Required work
Answer with the number of lines in the listing below that contain the word "this", and nothing else.

-*-*-

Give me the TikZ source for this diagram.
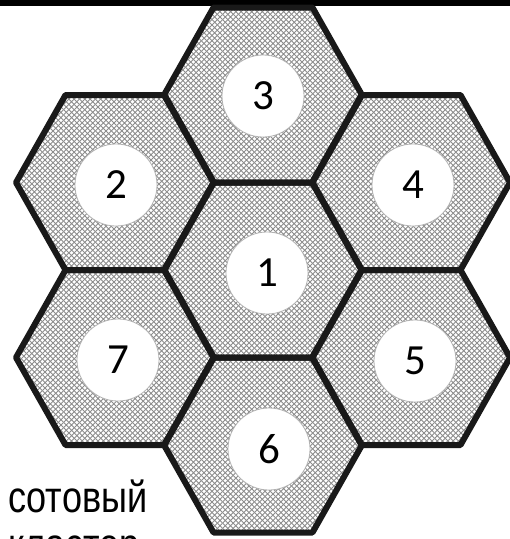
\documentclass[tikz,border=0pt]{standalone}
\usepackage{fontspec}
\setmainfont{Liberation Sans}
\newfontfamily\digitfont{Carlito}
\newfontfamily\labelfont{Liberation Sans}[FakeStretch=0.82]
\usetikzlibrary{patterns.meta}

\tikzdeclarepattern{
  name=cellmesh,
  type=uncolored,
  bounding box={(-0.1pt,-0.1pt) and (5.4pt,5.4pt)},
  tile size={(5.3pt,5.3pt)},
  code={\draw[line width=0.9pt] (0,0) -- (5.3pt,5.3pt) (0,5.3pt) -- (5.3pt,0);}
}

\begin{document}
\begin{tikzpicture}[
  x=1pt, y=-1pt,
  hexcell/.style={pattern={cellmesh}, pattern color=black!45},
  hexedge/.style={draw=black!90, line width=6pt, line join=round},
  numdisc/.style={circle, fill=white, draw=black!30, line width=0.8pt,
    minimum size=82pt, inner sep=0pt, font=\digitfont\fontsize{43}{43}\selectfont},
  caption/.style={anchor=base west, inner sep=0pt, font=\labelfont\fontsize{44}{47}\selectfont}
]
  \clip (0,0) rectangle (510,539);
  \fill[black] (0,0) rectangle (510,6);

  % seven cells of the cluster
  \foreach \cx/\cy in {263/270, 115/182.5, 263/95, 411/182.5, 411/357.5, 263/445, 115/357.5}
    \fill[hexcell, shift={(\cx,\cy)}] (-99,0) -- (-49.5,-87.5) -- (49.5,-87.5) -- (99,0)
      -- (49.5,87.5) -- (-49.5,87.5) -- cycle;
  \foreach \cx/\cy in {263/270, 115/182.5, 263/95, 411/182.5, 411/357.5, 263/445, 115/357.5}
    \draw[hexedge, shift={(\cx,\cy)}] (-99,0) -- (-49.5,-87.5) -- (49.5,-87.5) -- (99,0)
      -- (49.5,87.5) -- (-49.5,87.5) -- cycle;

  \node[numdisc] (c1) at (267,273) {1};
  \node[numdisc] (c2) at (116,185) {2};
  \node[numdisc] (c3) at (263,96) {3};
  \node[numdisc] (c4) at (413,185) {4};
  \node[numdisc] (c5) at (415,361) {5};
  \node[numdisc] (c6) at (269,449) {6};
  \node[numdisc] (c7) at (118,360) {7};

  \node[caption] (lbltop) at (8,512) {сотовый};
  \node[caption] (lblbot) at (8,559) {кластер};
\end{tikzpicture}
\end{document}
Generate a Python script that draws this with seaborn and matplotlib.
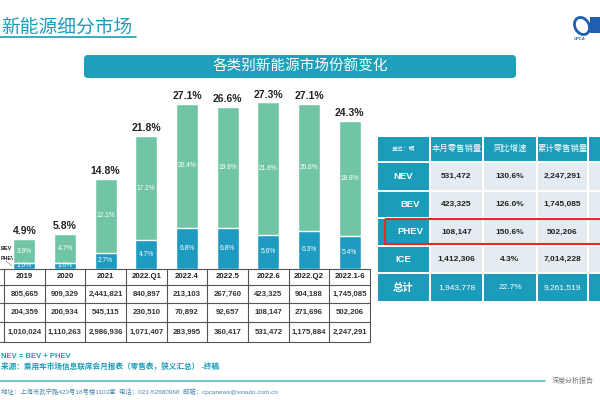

-*-*-

Solution to the problem
2